Ripple CEO Brad Garlinghouse has escalated the fight over the CLARITY Act by accusing JPMorgan CEO Jamie Dimon of distorting the bill to defend the traditional banking model. In remarks on Fox Business, Garlinghouse argued that Dimon’s criticism of the proposal was either an intentional lie or negligence, not a neutral reading of policy. The dispute is really about who controls the next financial rails, because the bill would define how digital assets are regulated in the United States, and who gets to build around those rules first.
The clash comes as Congress faces a narrow window, with about 16 legislative days left before the August recess to advance the measure. Dimon has warned that the CLARITY Act could weaken compliance and create room for fraudsters, but CFTC Chairman Michael Selig defended the bill, saying Dimon was misreading it. According to that defense, the goal is not softer oversight, but investor protection and keeping innovation from moving offshore. The argument has become a credibility fight over regulation, not just another bank-versus-crypto exchange of insults in Washington.
Crypto clarity becomes a banking fight
Garlinghouse framed Dimon’s position through JPMorgan’s payments business, saying the bank generates $20 billion in revenue from payments and more than $5 billion in profit. In his view, that gives Dimon a direct incentive to protect a profitable moat and preserve the status quo. The sharpest accusation is economic self-interest dressed as public caution, especially because Dimon has publicly criticized cryptocurrency for years while traditional banks continue exploring blockchain infrastructure where it suits them. That contradiction is what makes the exchange feel less like policy disagreement and more like a fight over incumbency.

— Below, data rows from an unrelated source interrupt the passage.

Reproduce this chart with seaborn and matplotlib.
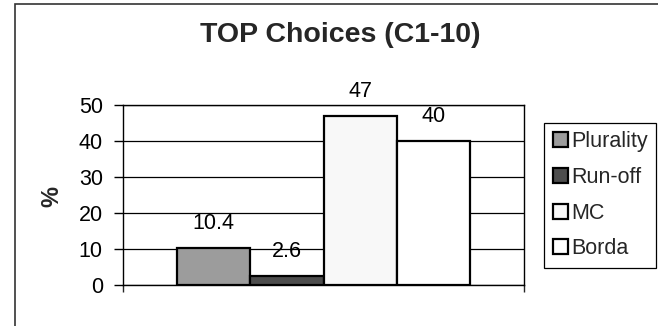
import matplotlib
matplotlib.use("Agg")
import matplotlib.pyplot as plt
import matplotlib.patches as mpatches
import seaborn as sns
import pandas as pd

# Chart data
methods = ["Plurality", "Run-off", "MC", "Borda"]
values = [10.4, 2.6, 47, 40]
colors = ["#9c9c9c", "#4d4d4d", "#f8f8f8", "#ffffff"]
y_ticks = [0, 10, 20, 30, 40, 50]
title = "TOP Choices (C1-10)"
y_label = "%"

sns.set_style("white")
plt.rcParams["font.family"] = ["Liberation Sans", "DejaVu Sans"]

W, H = 658, 326
fig = plt.figure(figsize=(W / 100, H / 100), dpi=100)
fig.patch.set_facecolor("white")

# plot area in pixel coordinates
left_px, right_px, top_px, bottom_px = 122.7, 524.3, 105, 285
ax = fig.add_axes([left_px / W, 1 - bottom_px / H,
                   (right_px - left_px) / W, (bottom_px - top_px) / H])

df = pd.DataFrame({"group": ["C1-10"] * len(methods),
                   "method": methods, "value": values})
sns.barplot(data=df, x="group", y="value", hue="method",
            hue_order=methods, palette=colors, width=0.728,
            edgecolor="black", linewidth=1.6, saturation=1,
            legend=False, ax=ax)

ax.set_xlim(-0.5, 0.5)
ax.set_ylim(0, 50)
ax.set_yticks(y_ticks)
ax.set_xticks([-0.5, 0.5])
ax.set_xticklabels([])
ax.set_xlabel("")
ax.set_ylabel("")
ax.tick_params(axis="y", direction="out", length=6.8, width=1,
               pad=7.5, labelsize=15.5, left=True, colors="black")
ax.tick_params(axis="x", direction="out", length=5, width=1, bottom=True)
ax.yaxis.grid(True, color="black", linewidth=0.9)
ax.set_axisbelow(True)
for s in ax.spines.values():
    s.set_visible(True)
    s.set_color("black")
    s.set_linewidth(1)

# value labels above each bar
for container, v in zip(ax.containers, values):
    for rect in container:
        ax.annotate(f"{v:g}", (rect.get_x() + rect.get_width() / 2, rect.get_height()),
                    xytext=(0, 13.7), textcoords="offset points",
                    ha="center", va="baseline", fontsize=15.5, color="black")

# title and axis label
fig.text(340 / W, 1 - 41.7 / H, title, ha="center", va="baseline",
         fontsize=20.5, fontweight="bold")
fig.text(52 / W, 1 - 196.5 / H, y_label, ha="center", va="center",
         rotation=90, fontsize=17, fontweight="bold")

# legend
handles = [mpatches.Patch(facecolor=c, edgecolor="black", linewidth=1.6, label=m)
           for m, c in zip(methods, colors)]
leg = fig.legend(handles=handles, loc="upper left",
                 bbox_to_anchor=(544 / W, 1 - 122.7 / H),
                 bbox_transform=fig.transFigure, borderaxespad=0,
                 frameon=True, fancybox=False, edgecolor="black",
                 framealpha=1, fontsize=15.5, handlelength=0.7,
                 handleheight=0.7, handletextpad=0.15, borderpad=0.4,
                 labelspacing=0.68)
leg.get_frame().set_linewidth(0.9)

# chart area border
fig.add_artist(mpatches.Rectangle((15 / W, -0.5), 2, (1 - 4 / H) + 0.5,
                                  transform=fig.transFigure, fill=False,
                                  edgecolor="#333333", linewidth=1.2))

fig.savefig("out.png", dpi=100, facecolor="white")
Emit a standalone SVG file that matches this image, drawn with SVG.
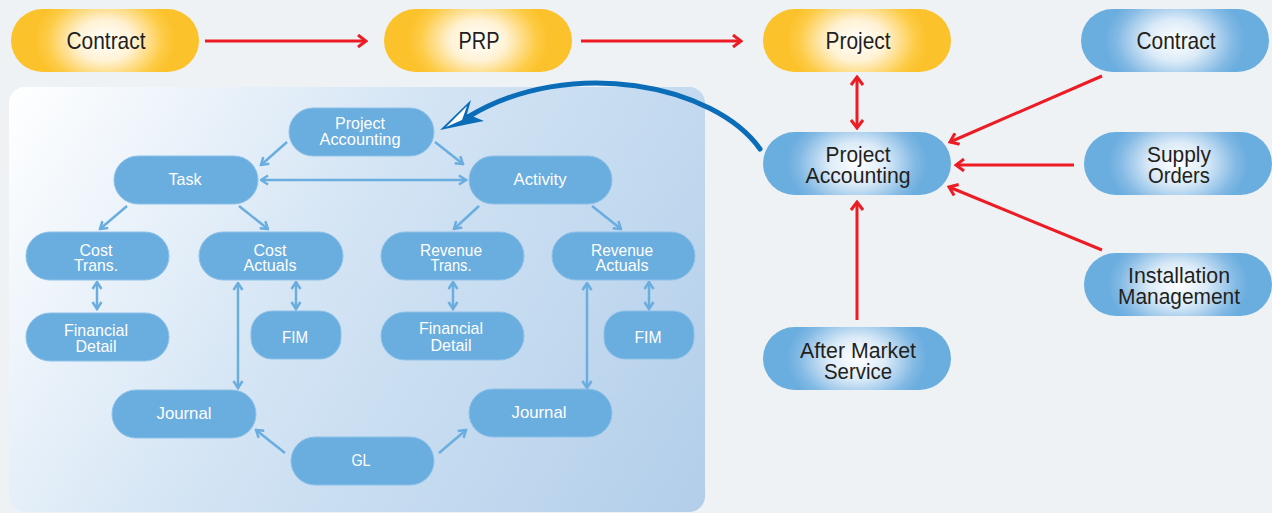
<svg xmlns="http://www.w3.org/2000/svg" width="1272" height="513" viewBox="0 0 1272 513">
<defs>
<radialGradient id="gOr" cx=".5" cy=".5" r=".5" gradientTransform="translate(.5 .5) scale(1 2.2) translate(-.5 -.5)">
<stop offset="0" stop-color="#ffffff"/><stop offset=".3" stop-color="#fff2d4"/><stop offset=".62" stop-color="#fdcb45"/><stop offset=".75" stop-color="#fcc22b"/><stop offset="1" stop-color="#fcc22b"/>
</radialGradient>
<radialGradient id="gBl" cx=".5" cy=".5" r=".5" gradientTransform="translate(.5 .5) scale(1 2.2) translate(-.5 -.5)">
<stop offset="0" stop-color="#ffffff"/><stop offset=".3" stop-color="#dcebf8"/><stop offset=".62" stop-color="#82b9e4"/><stop offset=".75" stop-color="#6aaddf"/><stop offset="1" stop-color="#6aaddf"/>
</radialGradient>
<linearGradient id="gPanel" gradientUnits="userSpaceOnUse" x1="9" y1="87" x2="705" y2="512">
<stop offset="0" stop-color="#ffffff"/><stop offset=".45" stop-color="#d3e4f4"/><stop offset="1" stop-color="#b2ceea"/>
</linearGradient>
<marker id="mRed" markerUnits="userSpaceOnUse" markerWidth="12" markerHeight="14" viewBox="0 0 12 14" refX="10" refY="7" orient="auto-start-reverse">
<path d="M2,1 L10,7 L2,13" fill="none" stroke="#ed1c24" stroke-width="3"/>
</marker>
<marker id="mBlu" markerUnits="userSpaceOnUse" markerWidth="10" markerHeight="12" viewBox="0 0 10 12" refX="8.5" refY="6" orient="auto-start-reverse">
<path d="M1.5,1.5 L8.5,6 L1.5,10.5" fill="none" stroke="#6aaddf" stroke-width="2.5"/>
</marker>
<style>
.po{fill:url(#gOr)}
.pb{fill:url(#gBl)}
.in{fill:#6aaddf;stroke:#8dc1e8;stroke-width:1}
.to{font-family:"Liberation Sans Narrow","Liberation Sans",Arial,sans-serif;fill:#231f20;text-anchor:middle}
.t1{font-size:24px}
.t2{font-size:22px}
.ti{font-family:"Liberation Sans Narrow","Liberation Sans",Arial,sans-serif;fill:#ffffff;text-anchor:middle;font-size:17px}
.rl{stroke:#ed1c24;stroke-width:3;fill:none}
.bl{stroke:#6aaddf;stroke-width:2.5;fill:none}
</style>
</defs>
<rect x="0" y="0" width="1272" height="513" fill="#eef2f4"/>
<rect id="panel" x="9" y="87" width="696" height="425" rx="16" fill="url(#gPanel)"/>

<g id="connectors">
<line class="rl" x1="205" y1="41" x2="366" y2="41" marker-end="url(#mRed)"/>
<line class="rl" x1="581" y1="41" x2="741" y2="41" marker-end="url(#mRed)"/>
<line class="rl" x1="857" y1="77" x2="857" y2="128" marker-start="url(#mRed)" marker-end="url(#mRed)"/>
<line class="rl" x1="1102" y1="76" x2="950" y2="142" marker-end="url(#mRed)"/>
<line class="rl" x1="1074" y1="165" x2="956" y2="165" marker-end="url(#mRed)"/>
<line class="rl" x1="1102" y1="250" x2="949" y2="187" marker-end="url(#mRed)"/>
<line class="rl" x1="857" y1="320" x2="857" y2="202" marker-end="url(#mRed)"/>
<path d="M760,149 C715,85 570,55 468,117" fill="none" stroke="#0b6db7" stroke-width="5" stroke-linecap="round"/>
<polygon points="440,130 471,100 467,114 484,121 469,124" fill="#0b6db7"/>
<polygon points="446,127 467,106 462,120" fill="#ffffff"/>

<line class="bl" x1="287" y1="142" x2="261" y2="165" marker-end="url(#mBlu)"/>
<line class="bl" x1="435" y1="142" x2="463" y2="164" marker-end="url(#mBlu)"/>
<line class="bl" x1="261" y1="180" x2="466" y2="180" marker-start="url(#mBlu)" marker-end="url(#mBlu)"/>
<line class="bl" x1="127" y1="206" x2="100" y2="229" marker-end="url(#mBlu)"/>
<line class="bl" x1="239" y1="206" x2="268" y2="229" marker-end="url(#mBlu)"/>
<line class="bl" x1="479" y1="206" x2="454" y2="229" marker-end="url(#mBlu)"/>
<line class="bl" x1="592" y1="206" x2="621" y2="229" marker-end="url(#mBlu)"/>
<line class="bl" x1="97" y1="282" x2="97" y2="309" marker-start="url(#mBlu)" marker-end="url(#mBlu)"/>
<line class="bl" x1="296" y1="282" x2="296" y2="309" marker-start="url(#mBlu)" marker-end="url(#mBlu)"/>
<line class="bl" x1="238" y1="283" x2="238" y2="388" marker-start="url(#mBlu)" marker-end="url(#mBlu)"/>
<line class="bl" x1="453" y1="282" x2="453" y2="309" marker-start="url(#mBlu)" marker-end="url(#mBlu)"/>
<line class="bl" x1="587" y1="283" x2="587" y2="388" marker-start="url(#mBlu)" marker-end="url(#mBlu)"/>
<line class="bl" x1="649" y1="282" x2="649" y2="309" marker-start="url(#mBlu)" marker-end="url(#mBlu)"/>
<line class="bl" x1="285" y1="453" x2="256" y2="430" marker-end="url(#mBlu)"/>
<line class="bl" x1="439" y1="453" x2="466" y2="430" marker-end="url(#mBlu)"/>
</g>

<g id="contract-top"><rect class="po" x="11" y="9" width="188" height="63" rx="31.5"/><text class="to t1" x="106" y="49" textLength="79" lengthAdjust="spacingAndGlyphs">Contract</text></g>
<g id="prp"><rect class="po" x="384" y="9" width="188" height="63" rx="31.5"/><text class="to t1" x="479" y="49" textLength="41" lengthAdjust="spacingAndGlyphs">PRP</text></g>
<g id="project"><rect class="po" x="763" y="9" width="188" height="63" rx="31.5"/><text class="to t1" x="858" y="49" textLength="65" lengthAdjust="spacingAndGlyphs">Project</text></g>
<g id="contract-right"><rect class="pb" x="1081" y="9" width="188" height="63" rx="31.5"/><text class="to t1" x="1176" y="49" textLength="79" lengthAdjust="spacingAndGlyphs">Contract</text></g>
<g id="project-accounting"><rect class="pb" x="763" y="132" width="188" height="63" rx="31.5"/><text class="to t2" x="858" y="162" textLength="65" lengthAdjust="spacingAndGlyphs">Project</text><text class="to t2" x="858" y="183" textLength="105" lengthAdjust="spacingAndGlyphs">Accounting</text></g>
<g id="supply-orders"><rect class="pb" x="1084" y="132" width="188" height="63" rx="31.5"/><text class="to t2" x="1179" y="162" textLength="64" lengthAdjust="spacingAndGlyphs">Supply</text><text class="to t2" x="1179" y="183" textLength="62" lengthAdjust="spacingAndGlyphs">Orders</text></g>
<g id="installation-management"><rect class="pb" x="1084" y="253" width="188" height="63" rx="31.5"/><text class="to t2" x="1179" y="283" textLength="102" lengthAdjust="spacingAndGlyphs">Installation</text><text class="to t2" x="1179" y="304" textLength="122" lengthAdjust="spacingAndGlyphs">Management</text></g>
<g id="after-market-service"><rect class="pb" x="763" y="327" width="188" height="63" rx="31.5"/><text class="to t2" x="858" y="358" textLength="116" lengthAdjust="spacingAndGlyphs">After Market</text><text class="to t2" x="858" y="379" textLength="68" lengthAdjust="spacingAndGlyphs">Service</text></g>

<g id="pa-inner"><rect class="in" x="289" y="108" width="145" height="48" rx="24"/><text class="ti" x="360" y="129" textLength="50" lengthAdjust="spacingAndGlyphs">Project</text><text class="ti" x="360" y="145" textLength="81" lengthAdjust="spacingAndGlyphs">Accounting</text></g>
<g id="task"><rect class="in" x="114" y="156" width="144" height="48" rx="24"/><text class="ti" x="185" y="185" textLength="33" lengthAdjust="spacingAndGlyphs">Task</text></g>
<g id="activity"><rect class="in" x="469" y="156" width="143" height="48" rx="24"/><text class="ti" x="540" y="185" textLength="53" lengthAdjust="spacingAndGlyphs">Activity</text></g>
<g id="cost-trans"><rect class="in" x="26" y="232" width="143" height="48" rx="24"/><text class="ti" x="96" y="256" textLength="33" lengthAdjust="spacingAndGlyphs">Cost</text><text class="ti" x="96" y="271" textLength="44" lengthAdjust="spacingAndGlyphs">Trans.</text></g>
<g id="cost-actuals"><rect class="in" x="199" y="232" width="144" height="48" rx="24"/><text class="ti" x="270" y="256" textLength="33" lengthAdjust="spacingAndGlyphs">Cost</text><text class="ti" x="270" y="271" textLength="53" lengthAdjust="spacingAndGlyphs">Actuals</text></g>
<g id="revenue-trans"><rect class="in" x="381" y="232" width="143" height="48" rx="24"/><text class="ti" x="451" y="256" textLength="62" lengthAdjust="spacingAndGlyphs">Revenue</text><text class="ti" x="451" y="271" textLength="41" lengthAdjust="spacingAndGlyphs">Trans.</text></g>
<g id="revenue-actuals"><rect class="in" x="552" y="232" width="143" height="48" rx="24"/><text class="ti" x="622" y="256" textLength="62" lengthAdjust="spacingAndGlyphs">Revenue</text><text class="ti" x="622" y="271" textLength="53" lengthAdjust="spacingAndGlyphs">Actuals</text></g>
<g id="financial-detail-1"><rect class="in" x="26" y="313" width="143" height="48" rx="24"/><text class="ti" x="96" y="336" textLength="64" lengthAdjust="spacingAndGlyphs">Financial</text><text class="ti" x="96" y="352" textLength="41" lengthAdjust="spacingAndGlyphs">Detail</text></g>
<g id="fim-1"><rect class="in" x="251" y="311" width="90" height="48" rx="21"/><text class="ti" x="295" y="343" textLength="26" lengthAdjust="spacingAndGlyphs">FIM</text></g>
<g id="financial-detail-2"><rect class="in" x="381" y="312" width="143" height="48" rx="24"/><text class="ti" x="451" y="334" textLength="64" lengthAdjust="spacingAndGlyphs">Financial</text><text class="ti" x="451" y="351" textLength="41" lengthAdjust="spacingAndGlyphs">Detail</text></g>
<g id="fim-2"><rect class="in" x="604" y="311" width="90" height="48" rx="21"/><text class="ti" x="648" y="343" textLength="27" lengthAdjust="spacingAndGlyphs">FIM</text></g>
<g id="journal-1"><rect class="in" x="112" y="390" width="144" height="48" rx="24"/><text class="ti" x="184" y="419" textLength="55" lengthAdjust="spacingAndGlyphs">Journal</text></g>
<g id="journal-2"><rect class="in" x="469" y="389" width="143" height="48" rx="24"/><text class="ti" x="539" y="418" textLength="55" lengthAdjust="spacingAndGlyphs">Journal</text></g>
<g id="gl"><rect class="in" x="291" y="437" width="143" height="48" rx="24"/><text class="ti" x="361" y="466" textLength="19" lengthAdjust="spacingAndGlyphs">GL</text></g>
</svg>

For Ripple, the policy stakes are immediate. Garlinghouse said about 90% of digital asset trading volume has moved outside the United States, leaving American consumers with less protection and giving offshore markets the advantage. Ripple is now focused on corporate clients, including banks, brokers and CFOs, while pushing liquidity-management infrastructure, RLUSD and an AI Starter Kit for autonomous payment agents on the XRP Ledger. The next test is whether Congress turns clarity into market permission, because institutions may be interested, but they still need legal certainty before crypto can move from courtroom battles into mainstream corporate finance. For Garlinghouse, that makes the bill a business bridge, not just a regulatory document.